Melbourne, Australia — (METERING.COM) — May 28, 2012 – The Australian Energy Regulator (AER) has set out guidance for retailers to provide customers with electricity consumption benchmarks on their bills.
The requirement is a provision of the National Energy Retail Rules, which are expected to commence on July 1, 2012.
The purpose of the electricity consumption benchmarks is to allow residential customers to compare their household electricity usage with similar households in their area. This, in turn, should assist customers to make more informed choices about how they use electricity in their homes.
The initial set of benchmarks was developed by ACIL Tasman, under contract to the Consumer Information and Implementation Committee (CIIC). These are based on the average electricity use of “groups” of customers depending on a range of characteristics, including the household size, whether or not the household has a swimming pool, the season, and the jurisdiction (which also takes account of the use of heating and cooling appliances).

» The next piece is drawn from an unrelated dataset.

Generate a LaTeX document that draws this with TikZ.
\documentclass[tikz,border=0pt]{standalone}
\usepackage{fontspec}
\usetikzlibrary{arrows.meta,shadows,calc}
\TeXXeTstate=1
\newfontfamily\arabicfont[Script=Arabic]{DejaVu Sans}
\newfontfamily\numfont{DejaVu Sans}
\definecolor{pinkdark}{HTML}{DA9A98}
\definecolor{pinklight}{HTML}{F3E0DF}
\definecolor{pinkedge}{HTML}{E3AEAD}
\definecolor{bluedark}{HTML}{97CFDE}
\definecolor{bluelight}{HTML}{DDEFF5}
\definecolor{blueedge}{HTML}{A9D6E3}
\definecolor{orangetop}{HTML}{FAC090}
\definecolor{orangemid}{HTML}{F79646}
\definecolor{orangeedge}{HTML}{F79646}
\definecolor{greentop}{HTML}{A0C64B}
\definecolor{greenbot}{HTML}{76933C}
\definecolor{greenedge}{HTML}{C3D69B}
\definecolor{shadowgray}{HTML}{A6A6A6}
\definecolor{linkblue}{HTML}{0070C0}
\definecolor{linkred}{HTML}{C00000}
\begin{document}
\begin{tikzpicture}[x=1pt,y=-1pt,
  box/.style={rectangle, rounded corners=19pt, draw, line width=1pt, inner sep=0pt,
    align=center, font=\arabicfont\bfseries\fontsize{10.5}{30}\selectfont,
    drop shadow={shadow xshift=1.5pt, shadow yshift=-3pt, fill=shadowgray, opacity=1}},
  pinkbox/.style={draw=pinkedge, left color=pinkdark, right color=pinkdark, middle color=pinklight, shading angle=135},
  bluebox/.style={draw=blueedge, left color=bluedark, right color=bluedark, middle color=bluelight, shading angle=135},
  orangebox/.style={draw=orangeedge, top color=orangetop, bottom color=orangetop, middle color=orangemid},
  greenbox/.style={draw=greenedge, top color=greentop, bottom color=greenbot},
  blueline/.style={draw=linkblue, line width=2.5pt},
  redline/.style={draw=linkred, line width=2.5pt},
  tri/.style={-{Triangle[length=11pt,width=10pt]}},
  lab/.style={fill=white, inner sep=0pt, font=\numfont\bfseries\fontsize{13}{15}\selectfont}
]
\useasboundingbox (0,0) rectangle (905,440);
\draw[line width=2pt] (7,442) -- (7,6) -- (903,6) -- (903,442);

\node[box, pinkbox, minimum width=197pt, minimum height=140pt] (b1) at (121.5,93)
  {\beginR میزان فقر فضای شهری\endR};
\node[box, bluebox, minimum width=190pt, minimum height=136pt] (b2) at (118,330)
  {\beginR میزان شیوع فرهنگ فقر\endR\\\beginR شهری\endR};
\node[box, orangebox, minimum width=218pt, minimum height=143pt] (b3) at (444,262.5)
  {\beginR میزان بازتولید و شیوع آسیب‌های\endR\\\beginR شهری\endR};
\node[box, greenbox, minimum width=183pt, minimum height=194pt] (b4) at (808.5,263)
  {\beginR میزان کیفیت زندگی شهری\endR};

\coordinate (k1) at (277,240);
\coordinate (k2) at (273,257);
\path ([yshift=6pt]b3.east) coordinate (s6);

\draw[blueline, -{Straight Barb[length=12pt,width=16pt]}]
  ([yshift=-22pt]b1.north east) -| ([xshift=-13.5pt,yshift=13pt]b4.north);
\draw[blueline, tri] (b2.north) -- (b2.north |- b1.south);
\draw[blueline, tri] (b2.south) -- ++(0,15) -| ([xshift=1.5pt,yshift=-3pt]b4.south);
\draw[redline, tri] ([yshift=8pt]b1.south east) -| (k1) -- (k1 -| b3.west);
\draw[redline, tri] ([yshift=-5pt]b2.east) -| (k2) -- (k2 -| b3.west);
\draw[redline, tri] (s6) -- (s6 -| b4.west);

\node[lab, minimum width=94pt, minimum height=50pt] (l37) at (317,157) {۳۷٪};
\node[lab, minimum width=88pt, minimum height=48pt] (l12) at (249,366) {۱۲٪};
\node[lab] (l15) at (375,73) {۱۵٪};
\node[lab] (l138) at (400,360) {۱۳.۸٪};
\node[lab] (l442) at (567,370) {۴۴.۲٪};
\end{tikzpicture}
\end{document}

In the modelling it was found that while 17 variables contribute to explaining electricity consumption, a model based on only household size and an assumption that the household does not have a swimming pool can explain about 20 percent of the variance in electricity consumption. The addition of a third factor, jurisdiction, increases this variance by half again.
Under the Retail Rules, retailer are required to present the customer’s electricity consumption against the consumption benchmarks in graphical or tabular format, or both, in a way that is easy to understand. In this context, according to the guidance “easy to understand” means ensuring the use of plain language in an appropriate size and style of font. If colors and shading are used, these should be clearly visible.
Further, the benchmark information should be clearly set out and positioned on the bill, either at the end of the bill or on a separate page within the bill – not on a separate leaflet or insert included with the bill. Customers should also be able to readily identify the household size and consumption benchmark that is applicable to their circumstances.
The Retail Rules require the electricity consumption benchmarks to be updated at least every three years.